Dans son rapport intitulé « Bénin. Nouvelles lois, nouvelles restrictions aux droits humains : Amnesty international : Communication pour la 42ème session du groupe de travail sur l’EPU, 26 janvier 2023« , Amnesty international a exprimé ses vives préoccupations quant à la dégradation de la situation des droits humains au Bénin. L’organisation a recommandé entre autres au Bénin de réviser la loi sur le numérique, de garantir et de protéger la liberté d’expression en ligne y compris les droits des médias.
A l’issue du processus en juillet 2023 avec l’adoption finale des recommandations, l’Etat béninois a accepté de réviser le code du numérique dans ses dispositions contraires aux standards internationaux en matière de liberté d’expression et du droit des médias, en l’occurrence les articles 550 et suivants.
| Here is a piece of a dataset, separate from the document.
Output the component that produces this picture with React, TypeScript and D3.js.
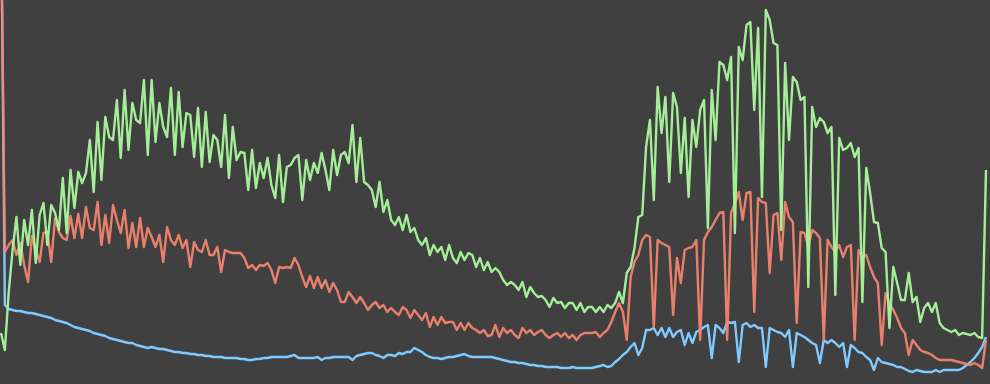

Cette prédisposition des autorités béninoises est à reconnaître même si près de deux ans après, les dispositions du code ne sont toujours pas révisées. Il faut toutefois préciser que la révision a été annoncée est même inscrite à l’ordre du jour de la première session du parlement béninois au titre de l’année 2025. Il faudra veiller à ce que la révision annoncée soit conforme aux recommandations du 4ème cycle de l’EPU et aux standards internationaux mais aussi espérer que la société civile et les faitières des journalistes soient associées pour plus d’inclusion.
3. Les coupes de signal et arrestations de journalistes se multiplient aussi au Sénégal. Quelles recommandations communes adressez vous aux législateurs béninois et sénégalais pour harmoniser leurs lois avec les standards internationaux relatifs à la liberté d’expression ?
Le journalisme libre et indépendant reste et demeure consubstantiel à la vitalité de l’Etat de droit. Les pouvoirs publics au Sénégal et au Bénin devraient s’inspirer des standards internationaux en matière de droits humains et de liberté d’expression dans l’élaboration des lois au niveau national. Le cadre juridique tracé au niveau international est assez clair et devrait servir de boussole pour tous les Etats qui appartiennent à une même communauté de principe et de valeur.